Prior to entering the ticket business, Frye--who said he has seen "Phantom" 13 times--had been offering "Phantom" tickets to clients of his insurance and shipping businesses, buying them at $200 apiece from scalpers. "It became quite a burden," he said.

So he decided to employ classic scalper technique to bring down the resale price for the public, as well as his clients. He had his employees call the ticket charge line every 30 minutes to find out when new blocs of tickets were put on sale (usually months in advance of the performances)--and when he got a nibble, he immediately used a number of different credit cards to buy the maximum five tickets per card.

"I put $300,000 on the line" in his pursuit of "Phantom" tickets, he said. He reeled off the numbers of orchestra seats he had for Saturday nights in January, ranging from 212 to 297.

Frye contends, to quote from his ad, that "We are ticket brokers, not 'scalpers'." He claimed he's doing it all for "the ordinary person" and that he isn't making any money on it, after deducting phone bills, ad costs and other expenses.

He declared that if he ever sells "Phantom" tickets for more than $99, "they can come and shoot me."

Other ticket brokers have called him since his ad ran, trying to buy tickets from him for resale at higher prices, he said. Though they don't reveal their identity, he said he could detect them--because they "sound like New York used car salesmen."

Among those who plan to be in the audience on New Year's Eve to welcome Crawford back are Dean Willard and his daughter, Emily. It was Willard who paid the top bid of $27,500 for a pair of Crawford's house seats last April (the money went to charity) at what was billed as Crawford's final performance, as a present for his daughter.

"She's enthusiastic and we're all pleased," said Willard. He doesn't resent the fact that the performance last April wasn't so final after all, he added. In fact, he paid $1,100 for four Dec. 31 tickets.

His daughter, who has seen "Phantom" 38 times, agreed that the news of Crawford's return was "wonderful."
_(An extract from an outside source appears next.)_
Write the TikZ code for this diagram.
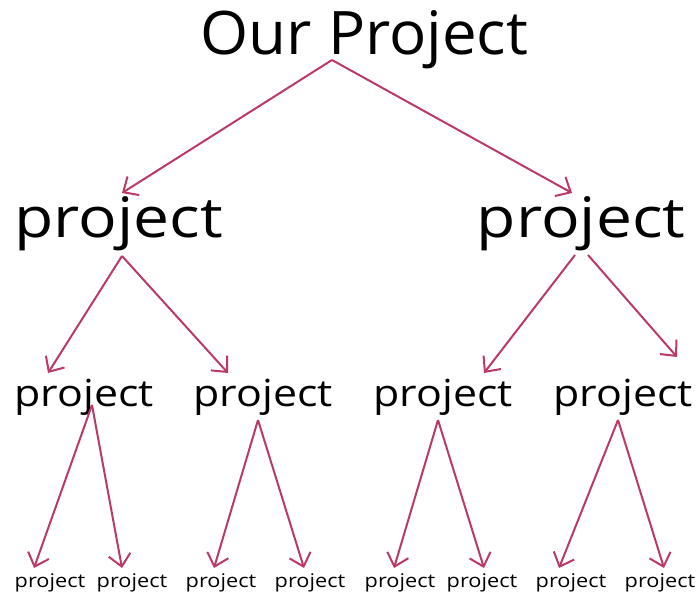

In other "Phantom" news, an Actors' Equity official confirmed that the union waived two rules to allow Crawford's return. One prohibits actors from being replaced by non-resident aliens (Crawford is British), and another requires a year to pass before a foreign star can return to a role.

The waiver was linked to an agreement by the "Phantom" producers to meet to explore ways to increase the employment of minority actors in "Phantom," said Equity business representative Ralph Braun. However, a spokeswoman for the "Phantom" producers denied the linkage. Such a meeting will take place, she said, but it's "part of an overall industry effort" to examine minority casting. "These are two separate issues."

Another Equity official noted that waiving the rules for Crawford protects other Equity jobs, because "Crawford's tremendous draw" helps extend the run of the show.

'VORTEX' CAST: Stephanie Beacham and Rupert Everett will star in Noel Coward's "The Vortex," at the Doolittle Theatre, Jan. 17-March 31.